Le plus important groupe média au Québec, le Groupe TVA, propose que la part des émissions canadiennes passe de 80 à 70 % de son budget de programmation. Est-ce à dire que le Groupe TVA dépensera moins en programmation canadienne ? Tout en qualifiant son seuil proposé de 70 % de « très raisonnable et même généreux », TVA indique se baser « sur les résultats des trois dernières années et sur les prévisions des cinq prochaines années » pour en arriver à ce chiffre. « Notre engagement envers le contenu canadien et sa promotion est demeuré et demeurera notre priorité », indique le Groupe TVA dans ses documents transmis au CRTC.
Depuis 2012, les chaînes de télé généralistes de TVA, qui étaient tenues par leurs conditions de licence de dépenser au moins 80 % de leur budget de programmation en émissions canadiennes, y ont finalement consacré entre 88 et 89 %. Mais voilà, le nouveau seuil de 70 % proposé par le Groupe TVA est un pourcentage global à la fois pour les huit chaînes généralistes (le réseau TVA) et les cinq chaînes spécialisées (Addik, Yoopa, Prise 2, Casa, Moi & Cie). Le Groupe TVA n’a pas voulu indiquer à La Presse le pourcentage de dépenses en émissions canadiennes pour ce groupe de 13 chaînes au cours des dernières années.
Autre débat à prévoir au début des audiences aujourd’hui : la définition des « nouvelles locales » devant être produites par les chaînes généralistes en région.
L’an dernier, le CRTC a prévenu les chaînes généralistes – tenues par leurs conditions de licence de produire du contenu local, en pratique des bulletins de nouvelles – qu’il introduira un critère de « reflet local » dans les bulletins de nouvelles plutôt que de seulement vérifier si le bulletin était produit localement.
Le Groupe TVA s’oppose à cette idée, « un défi de taille » qui serait « laborieux et coûteux ». Le Groupe TVA reconnaît que l’idée est « pertinente, en théorie », mais « difficilement réalisable sur le plan pratique », rappelant le caractère imprévisible de l’actualité.
Si le CRTC impose un tel quota de « reflet local » pour les nouvelles locales, le Groupe TVA craint de devoir modifier ses bulletins de nouvelles dans le cas d’événements majeurs comme le 11 septembre 2001 ou les incendies de forêt de Fort McMurray. « Nous serions obligés de minimiser la couverture médiatique de grands événements d’actualités de pertinence locale afin de présenter des nouvelles locales reflétant la réalité locale, et ce, peu importe s’il s’agit de nouvelles anodines ou d’importance », écrit le Groupe TVA au CRTC.

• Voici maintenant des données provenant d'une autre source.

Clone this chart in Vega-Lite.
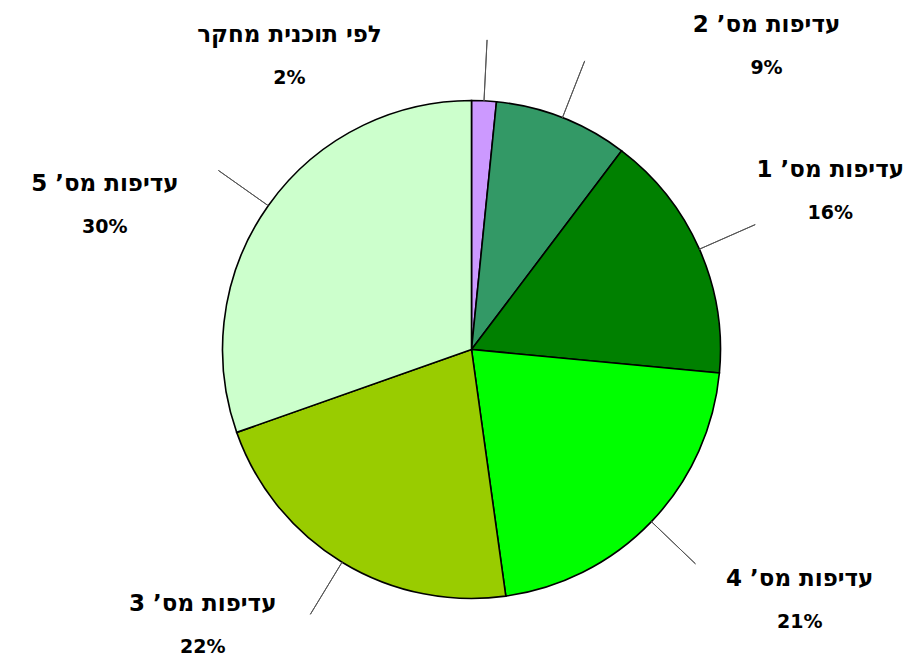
{
  "$schema": "https://vega.github.io/schema/vega-lite/v6.json",
  "width": 875,
  "height": 619,
  "autosize": {"type": "none"},
  "padding": {"left": 34, "top": 40, "right": 0, "bottom": 0},
  "background": "white",
  "view": {"stroke": null},
  "data": {
    "values": [
      {"rank": 1, "category": "לפי תוכנית מחקר", "share": 0.016},
      {"rank": 2, "category": "עדיפות מס’ 2", "share": 0.087},
      {"rank": 3, "category": "עדיפות מס’ 1", "share": 0.162},
      {"rank": 4, "category": "עדיפות מס’ 4", "share": 0.213},
      {"rank": 5, "category": "עדיפות מס’ 3", "share": 0.218},
      {"rank": 6, "category": "עדיפות מס’ 5", "share": 0.304}
    ]
  },
  "encoding": {
    "theta": {"field": "share", "type": "quantitative", "stack": true},
    "order": {"field": "rank", "type": "quantitative"},
    "detail": {"field": "category", "type": "nominal"}
  },
  "layer": [
    {
      "mark": {"type": "arc", "outerRadius": 249, "stroke": "black", "strokeWidth": 1.6},
      "encoding": {
        "color": {
          "field": "category", "type": "nominal", "legend": null,
          "scale": {
            "domain": ["לפי תוכנית מחקר", "עדיפות מס’ 2", "עדיפות מס’ 1", "עדיפות מס’ 4", "עדיפות מס’ 3", "עדיפות מס’ 5"],
            "range": ["#CC99FF", "#339966", "#008000", "#00FF00", "#99CC00", "#CCFFCC"]
          }
        }
      }
    },
    {
      "mark": {"type": "arc", "outerRadius": 310, "innerRadius": 249, "padAngle": 3.1416, "filled": false, "fill": null, "stroke": "#555555", "strokeWidth": 1}
    },
    {
      "mark": {"type": "text", "radius": 345, "thetaOffset": -0.606, "dy": -21.5, "font": "DejaVu Sans", "fontSize": 23, "fontWeight": "bold", "color": "black", "baseline": "middle", "align": "center"},
      "encoding": {"text": {"condition": {"test": "datum.rank === 1", "field": "category"}, "value": ""}}
    },
    {
      "mark": {"type": "text", "radius": 345, "thetaOffset": -0.606, "dy": 21.5, "font": "DejaVu Sans", "fontSize": 19, "fontWeight": "bold", "color": "black", "baseline": "middle", "align": "center"},
      "encoding": {"text": {"condition": {"test": "datum.rank === 1", "field": "share", "format": ".0%"}, "value": ""}}
    },
    {
      "mark": {"type": "text", "radius": 423, "thetaOffset": 0.398, "dy": -21.5, "font": "DejaVu Sans", "fontSize": 23, "fontWeight": "bold", "color": "black", "baseline": "middle", "align": "center"},
      "encoding": {"text": {"condition": {"test": "datum.rank === 2", "field": "category"}, "value": ""}}
    },
    {
      "mark": {"type": "text", "radius": 423, "thetaOffset": 0.398, "dy": 21.5, "font": "DejaVu Sans", "fontSize": 19, "fontWeight": "bold", "color": "black", "baseline": "middle", "align": "center"},
      "encoding": {"text": {"condition": {"test": "datum.rank === 2", "field": "share", "format": ".0%"}, "value": ""}}
    },
    {
      "mark": {"type": "text", "radius": 392, "thetaOffset": 0, "dy": -21.5, "font": "DejaVu Sans", "fontSize": 23, "fontWeight": "bold", "color": "black", "baseline": "middle", "align": "center"},
      "encoding": {"text": {"condition": {"test": "datum.rank === 3", "field": "category"}, "value": ""}}
    },
    {
      "mark": {"type": "text", "radius": 392, "thetaOffset": 0, "dy": 21.5, "font": "DejaVu Sans", "fontSize": 19, "fontWeight": "bold", "color": "black", "baseline": "middle", "align": "center"},
      "encoding": {"text": {"condition": {"test": "datum.rank === 3", "field": "share", "format": ".0%"}, "value": ""}}
    },
    {
      "mark": {"type": "text", "radius": 413, "thetaOffset": -0.111, "dy": -21.5, "font": "DejaVu Sans", "fontSize": 23, "fontWeight": "bold", "color": "black", "baseline": "middle", "align": "center"},
      "encoding": {"text": {"condition": {"test": "datum.rank === 4", "field": "category"}, "value": ""}}
    },
    {
      "mark": {"type": "text", "radius": 413, "thetaOffset": -0.111, "dy": 21.5, "font": "DejaVu Sans", "fontSize": 19, "fontWeight": "bold", "color": "black", "baseline": "middle", "align": "center"},
      "encoding": {"text": {"condition": {"test": "datum.rank === 4", "field": "share", "format": ".0%"}, "value": ""}}
    },
    {
      "mark": {"type": "text", "radius": 385, "thetaOffset": 0.226, "dy": -21.5, "font": "DejaVu Sans", "fontSize": 23, "fontWeight": "bold", "color": "black", "baseline": "middle", "align": "center"},
      "encoding": {"text": {"condition": {"test": "datum.rank === 5", "field": "category"}, "value": ""}}
    },
    {
      "mark": {"type": "text", "radius": 385, "thetaOffset": 0.226, "dy": 21.5, "font": "DejaVu Sans", "fontSize": 19, "fontWeight": "bold", "color": "black", "baseline": "middle", "align": "center"},
      "encoding": {"text": {"condition": {"test": "datum.rank === 5", "field": "share", "format": ".0%"}, "value": ""}}
    },
    {
      "mark": {"type": "text", "radius": 394, "thetaOffset": -0.241, "dy": -21.5, "font": "DejaVu Sans", "fontSize": 23, "fontWeight": "bold", "color": "black", "baseline": "middle", "align": "center"},
      "encoding": {"text": {"condition": {"test": "datum.rank === 6", "field": "category"}, "value": ""}}
    },
    {
      "mark": {"type": "text", "radius": 394, "thetaOffset": -0.241, "dy": 21.5, "font": "DejaVu Sans", "fontSize": 19, "fontWeight": "bold", "color": "black", "baseline": "middle", "align": "center"},
      "encoding": {"text": {"condition": {"test": "datum.rank === 6", "field": "share", "format": ".0%"}, "value": ""}}
    }
  ]
}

Le Groupe TVA demande aussi de continuer d’être exempté d’un deuxième seuil de dépenses pour des émissions dites « d’intérêt national » (les drames, les comédies, les documentaires, les émissions de musique et variétés, les documentaires). Le Groupe TVA fait valoir que ce seuil réglementaire n’est pas nécessaire car ces « émissions occupent tout de même une place prépondérante sur nos ondes », soit environ 19 % des revenus du Groupe TVA. À titre de comparaison, les chaînes francophones de Bell Média sont obligées de consacrer 12 % de leurs revenus aux émissions d’intérêt national. Bell Média demande justement au CRTC de réduire ce seuil de dépenses d’émissions d’intérêt national pour ses chaînes spécialisées de 12 à 5 % de ses revenus en français, comme c’est le cas pour ses chaînes anglophones.
Les conglomérats de la télé auront fort à faire pour convaincre le CRTC : en élaborant sa politique réglementaire en 2015, l’organisme a indiqué son intention d’imposer à chaque groupe un seuil de dépenses d’émissions canadiennes et un seuil de dépenses pour les émissions d’intérêt national. Ces exigences remplacent les traditionnels quotas d’heures d’écoute de contenu canadien. « La question [des audiences] va être : comment allons-nous mettre en place la politique qu’on a déjà décidée dans Parlons télé [en 2015] par rapport aux licences ? », a dit le président du CRTC, Jean-Pierre Blais.